Organization type Main priority Security optimization warning sign
Multi-site enterprise Interoperability and policy consistency Site-by-site purchases with incompatible platforms
Mid-sized private operator Low administration overhead Feature-heavy systems requiring specialist staffing
Public or regulated entity Auditability and legal defensibility Unclear retention, access, and reporting controls
High-growth project environment Flexible expansion Large upfront build with low adaptability

Practical approval checklist for cost-efficient security optimization

Before approving a security optimization proposal, finance stakeholders should confirm several scenario-based conditions. Is the design matched to the real operating environment rather than a generic template? Are lighting, monitoring, storage, and compliance workflows planned together? Has the team modeled maintenance and relocation costs where relevant? Are retention rules tied to legal and operational needs? Can the system scale without replacing core components?

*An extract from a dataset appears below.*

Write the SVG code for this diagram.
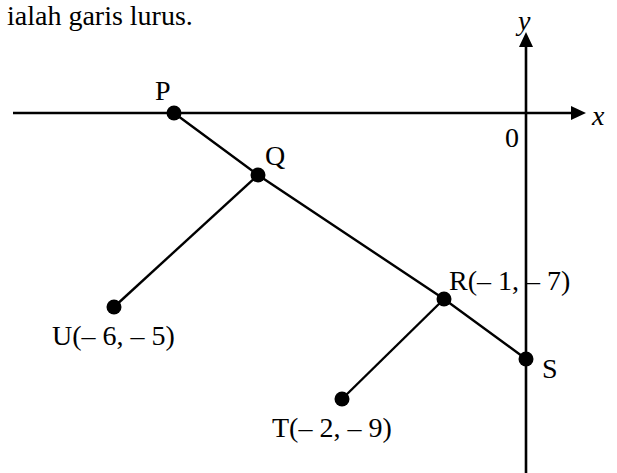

It is also useful to request a phased ROI view. Phase one should cover the highest-risk and highest-value areas first. Later phases can expand only after operational evidence shows that the first deployment improved incident response, reduced manual review, or avoided recurring losses. This staged method is often the most financially disciplined version of security optimization.

FAQ: scenario-based questions finance teams often ask

Is more surveillance coverage always better?

No. More coverage can increase storage, review time, licensing, and privacy management without materially improving risk control. Better placement and risk zoning often create stronger returns than simply increasing quantity.

Why should lighting be part of security optimization?

Because video quality, detection reliability, and nighttime usability depend on the optical environment. When lighting is planned separately, organizations often spend twice: once on surveillance, then again to correct poor visibility.

What is the most overlooked cost in multi-site projects?

Platform inconsistency. Different systems across sites create training inefficiency, integration barriers, and fragmented compliance practices that become expensive over time.

Turning security optimization into a better financial decision

The most effective security optimization strategies do not start with a product list. They start with a scenario map: where risk exists, how people move, what optical conditions affect performance, which regulations apply, and what level of response the business actually needs. For finance approvers, that perspective changes security from a reactive purchase into a controlled investment.

GSIM’s intelligence approach is especially relevant in this environment because cost-efficient protection increasingly depends on the connection between security policy, optical planning, and procurement insight. Organizations that evaluate those elements together are far less likely to overbuild, under-integrate, or discover hidden expenses after deployment. If your next project involves facilities upgrades, public safety modernization, smart construction, or multi-site standardization, the right next step is to assess security optimization by scenario, not by assumption.